### Written exercise
Exactly the lines between the line containing "Write a Python" and the line containing "yticks_a = [0, 50, 100, 150, 200, 250]", together with those two lines, are to be output.

### Given data
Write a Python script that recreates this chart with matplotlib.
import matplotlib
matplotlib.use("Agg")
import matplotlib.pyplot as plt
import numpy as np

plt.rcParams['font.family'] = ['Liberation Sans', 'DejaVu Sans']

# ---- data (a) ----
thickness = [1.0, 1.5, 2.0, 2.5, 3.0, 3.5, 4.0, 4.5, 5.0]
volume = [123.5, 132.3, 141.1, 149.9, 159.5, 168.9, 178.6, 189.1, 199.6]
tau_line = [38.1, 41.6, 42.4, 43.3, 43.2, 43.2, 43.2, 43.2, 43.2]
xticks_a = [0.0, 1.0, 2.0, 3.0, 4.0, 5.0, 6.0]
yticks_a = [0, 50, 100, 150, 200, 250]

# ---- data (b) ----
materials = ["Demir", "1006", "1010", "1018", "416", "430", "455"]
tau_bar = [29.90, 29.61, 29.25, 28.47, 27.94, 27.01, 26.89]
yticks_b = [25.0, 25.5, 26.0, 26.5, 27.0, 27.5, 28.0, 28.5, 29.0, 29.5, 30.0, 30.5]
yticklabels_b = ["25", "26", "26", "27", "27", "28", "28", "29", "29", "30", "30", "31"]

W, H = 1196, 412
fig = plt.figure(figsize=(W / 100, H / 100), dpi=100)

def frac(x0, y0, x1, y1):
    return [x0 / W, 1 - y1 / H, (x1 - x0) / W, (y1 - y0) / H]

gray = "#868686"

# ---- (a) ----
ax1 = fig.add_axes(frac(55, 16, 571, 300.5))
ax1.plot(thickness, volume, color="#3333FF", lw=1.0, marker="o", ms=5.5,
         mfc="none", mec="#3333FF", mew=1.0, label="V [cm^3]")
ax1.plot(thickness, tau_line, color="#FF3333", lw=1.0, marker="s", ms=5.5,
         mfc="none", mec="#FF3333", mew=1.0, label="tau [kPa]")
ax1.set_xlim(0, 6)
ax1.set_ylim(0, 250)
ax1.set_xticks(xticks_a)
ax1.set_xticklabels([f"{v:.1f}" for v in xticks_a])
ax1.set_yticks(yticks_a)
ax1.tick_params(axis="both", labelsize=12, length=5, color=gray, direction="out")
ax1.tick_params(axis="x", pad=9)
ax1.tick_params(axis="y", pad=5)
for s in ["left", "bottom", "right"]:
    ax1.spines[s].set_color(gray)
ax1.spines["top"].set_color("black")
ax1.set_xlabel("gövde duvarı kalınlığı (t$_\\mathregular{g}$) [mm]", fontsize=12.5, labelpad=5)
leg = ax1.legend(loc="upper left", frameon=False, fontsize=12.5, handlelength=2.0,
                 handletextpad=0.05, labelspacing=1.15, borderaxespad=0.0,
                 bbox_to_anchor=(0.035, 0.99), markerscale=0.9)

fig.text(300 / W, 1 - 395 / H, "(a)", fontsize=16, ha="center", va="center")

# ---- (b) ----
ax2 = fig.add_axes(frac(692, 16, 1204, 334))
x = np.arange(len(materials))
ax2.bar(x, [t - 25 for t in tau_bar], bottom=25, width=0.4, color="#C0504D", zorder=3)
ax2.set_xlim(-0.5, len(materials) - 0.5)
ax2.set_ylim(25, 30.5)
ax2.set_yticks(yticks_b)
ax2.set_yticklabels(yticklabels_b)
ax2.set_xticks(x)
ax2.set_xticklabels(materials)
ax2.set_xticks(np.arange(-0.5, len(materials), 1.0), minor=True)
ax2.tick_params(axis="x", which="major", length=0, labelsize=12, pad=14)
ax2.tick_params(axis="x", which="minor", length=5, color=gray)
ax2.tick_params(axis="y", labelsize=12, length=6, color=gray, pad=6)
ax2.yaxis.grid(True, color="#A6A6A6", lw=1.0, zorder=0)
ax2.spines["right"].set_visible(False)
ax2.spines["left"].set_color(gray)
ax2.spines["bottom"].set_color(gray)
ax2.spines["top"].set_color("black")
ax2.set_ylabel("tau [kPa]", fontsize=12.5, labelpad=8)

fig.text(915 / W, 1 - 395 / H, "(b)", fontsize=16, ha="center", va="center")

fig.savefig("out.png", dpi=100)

* * *

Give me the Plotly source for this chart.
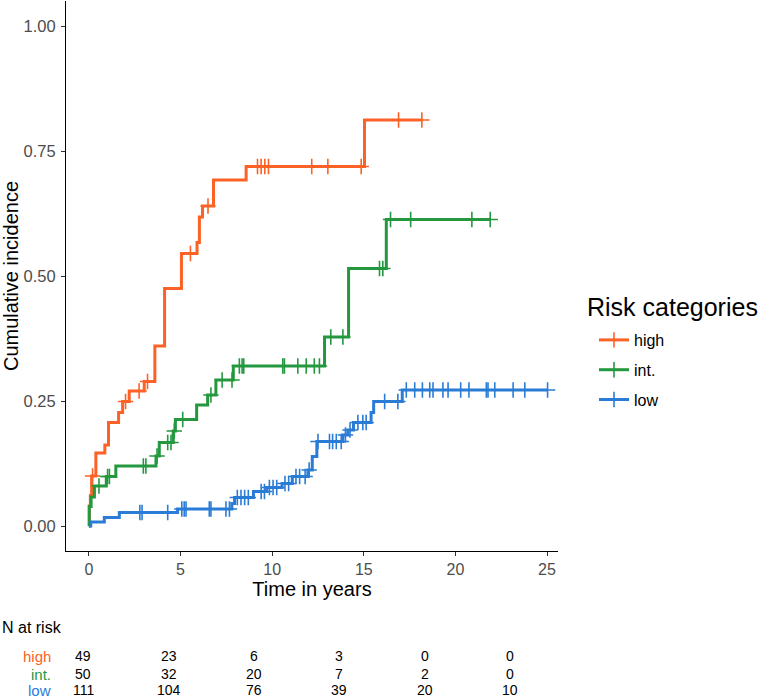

### Result below
Write a Python script that recreates this chart with matplotlib.
import matplotlib
matplotlib.use("Agg")
import matplotlib.pyplot as plt
import numpy as np

plt.rcParams['font.family'] = ['Liberation Sans', 'DejaVu Sans']

# ---- data (a) ----
thickness = [1.0, 1.5, 2.0, 2.5, 3.0, 3.5, 4.0, 4.5, 5.0]
volume = [123.5, 132.3, 141.1, 149.9, 159.5, 168.9, 178.6, 189.1, 199.6]
tau_line = [38.1, 41.6, 42.4, 43.3, 43.2, 43.2, 43.2, 43.2, 43.2]
xticks_a = [0.0, 1.0, 2.0, 3.0, 4.0, 5.0, 6.0]
yticks_a = [0, 50, 100, 150, 200, 250]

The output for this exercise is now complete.